Crispy: Okay, but don't you think that our framing of the problem is ultimately what gives it applicability to the real world? Like, if we don't taxonomize two different phenomena that might be causing each other over time, but just take a high-level view of cause-and-effect that doesn't allow for such temporal processes we might end-up misunderstanding the entire system? These theorems don't provide for these possibilities, they expect to be applied in a place where certain assumptions hold that we can never really verify.
IFLS: Look, all we have access to in reality is correlations, so we're never going to really "know" anything, but if all we have access to is correlations we can just use the very general tools we've proven correct on these correlations till everything makes sense. Theorems boil down to ZFC, and surely you don't think ZFC is "wrong" in any meaningful sense, right? So then we should apply these theorems as broadly as possible and see what they give us. We can never really confirm the boundary conditions of the event spaces we encode in the world, all the more reason not to try and just see where our synthetic and provably-correct tools lead us.
Crispy: But what if such tools provide higher certainty because they more readily apply to certain cases, cases which are actually deceptive about the underlying causal systems? For instance, sometimes it's bright outside but still raining, with coarse enough data you might conclude that rain causes clouds.
IFLS: Those problems exist anyway, and we have no real acquaintance with underlying causal systems, or really proof that they exist at all. I believe they exist, but that the best way of finding them is just to create a synthetic model from foundations and see what it gets us when we apply it.
Crispy: hmm...I think the general argument, that our intuition isn't grounded in anything we can really prove, is true. However, I believe in trusting our basic intuitions about the basic structure of the world because I assume (1) objective reality exists to at least a good approximation and (2) our intuitive world models have been honed by evolution to at least be instrumentally useful in situations we believe people have faced before, e.g. physical manipulation. These are actual assumptions, and can't be "proven" from any basic observations, but I'm willing to take them on. The trap that IFLS falls into, in my opinion, is being able to convince themselves of things that clearly aren't true with some basic common sense, but that a misapplication of a statistical tool "shows" because the initial conditions about, say, independent variables are hard or impossible to prove in real life.
- hazard
Thanks for the expansion!
I think this is a good example of equivocating on "proof". Like, the reason we're supposed to care about proof is that it's what let's you know that you're right. And supposedly you care about if you're right because you or someone else is doing something in the world, and need to behave differently if you're wrong.

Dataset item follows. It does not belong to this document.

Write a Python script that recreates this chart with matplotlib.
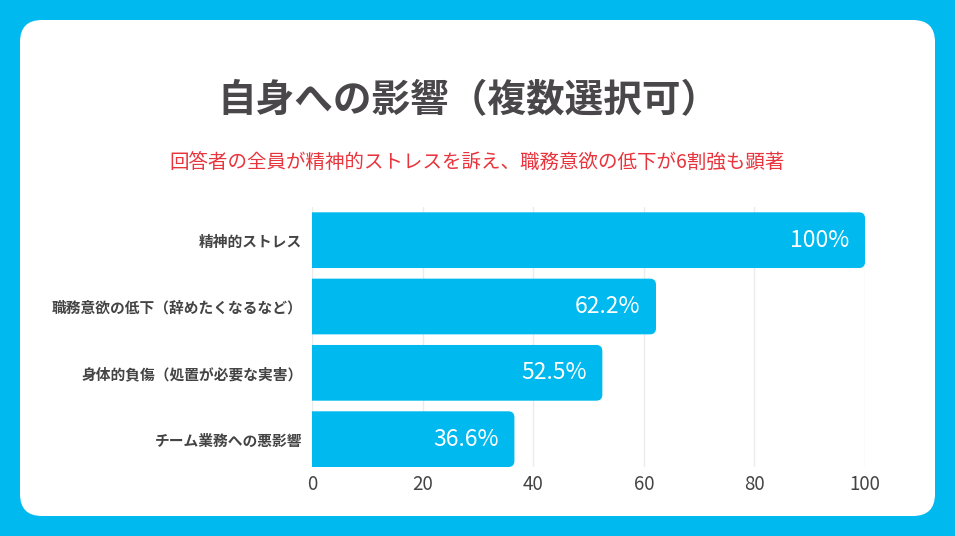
import matplotlib.pyplot as plt
from matplotlib.patches import FancyBboxPatch

plt.rcParams['font.family'] = ['Noto Sans CJK JP', 'DejaVu Sans']

categories = ['精神的ストレス', '職務意欲の低下（辞めたくなるなど）',
              '身体的負傷（処置が必要な実害）', 'チーム業務への悪影響']
values = [100, 62.2, 52.5, 36.6]
value_labels = ['100%', '62.2%', '52.5%', '36.6%']
xticks = [0, 20, 40, 60, 80, 100]

title = '自身への影響（複数選択可）'
subtitle = '回答者の全員が精神的ストレスを訴え、職務意欲の低下が6割強も顕著'

blue = '#00b9ef'

fig = plt.figure(figsize=(9.55, 5.36), dpi=100, facecolor=blue)

# background card in pixel coordinates
bg = fig.add_axes([0, 0, 1, 1])
bg.set_xlim(0, 955)
bg.set_ylim(536, 0)
bg.axis('off')
bg.add_patch(FancyBboxPatch((20, 20), 915, 496, boxstyle='round,pad=0,rounding_size=22',
                            facecolor='white', edgecolor='none'))
bg.text(468, 101, title, ha='center', va='center', fontsize=27.8, fontweight='bold', color='#4a474a')
bg.text(477, 163, subtitle, ha='center', va='center', fontsize=14, color='#e8343c')

ax = fig.add_axes([0.3267, 0.1287, 0.5791, 0.4851])
ax.set_facecolor('none')
y = list(range(len(categories)))
bars = ax.barh(y, values, height=0.84, color=blue)
ax.set_xlim(0, 100)
ax.set_ylim(3.42, -0.5)

# rounded right ends
for b in bars:
    b.set_visible(False)
    x0, y0 = b.get_x(), b.get_y()
    w, h = b.get_width(), b.get_height()
    ax.add_patch(FancyBboxPatch((x0 - 3, y0), w + 3, h,
                                boxstyle='round,pad=0,rounding_size=1.1',
                                mutation_aspect=0.083, facecolor=blue, edgecolor='none', zorder=2))

for yi, v, lab in zip(y, values, value_labels):
    ax.text(v - 2.8, yi, lab, ha='right', va='center', color='white', fontsize=16.5, zorder=3)

ax.set_yticks(y)
ax.set_yticklabels(categories, fontsize=10.6, fontweight='bold', color='#444444')
ax.set_xticks(xticks)
ax.set_xticklabels([str(t) for t in xticks], fontsize=13.5, color='#444444')
ax.tick_params(length=0)
ax.tick_params(axis='y', pad=7)
ax.tick_params(axis='x', pad=5)
ax.grid(axis='x', color='#ebebeb', linewidth=1, zorder=0)
ax.set_axisbelow(True)
for s in ax.spines.values():
    s.set_visible(False)

fig.savefig('out.png', dpi=100, facecolor=blue)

And the more you make your notion of proof rigorous, the more you have to move the domain away from anything you care about, and into the "abstract". So to keep having Rigorous Proof matter, you have to put more and more attention and care into demonstrating that there's a sensible mapping from your abstract theory to the world. And you have to do that in a less rigorous/abstract way! And I guess IFLS and ilk have [reasons] that make them not care about this task.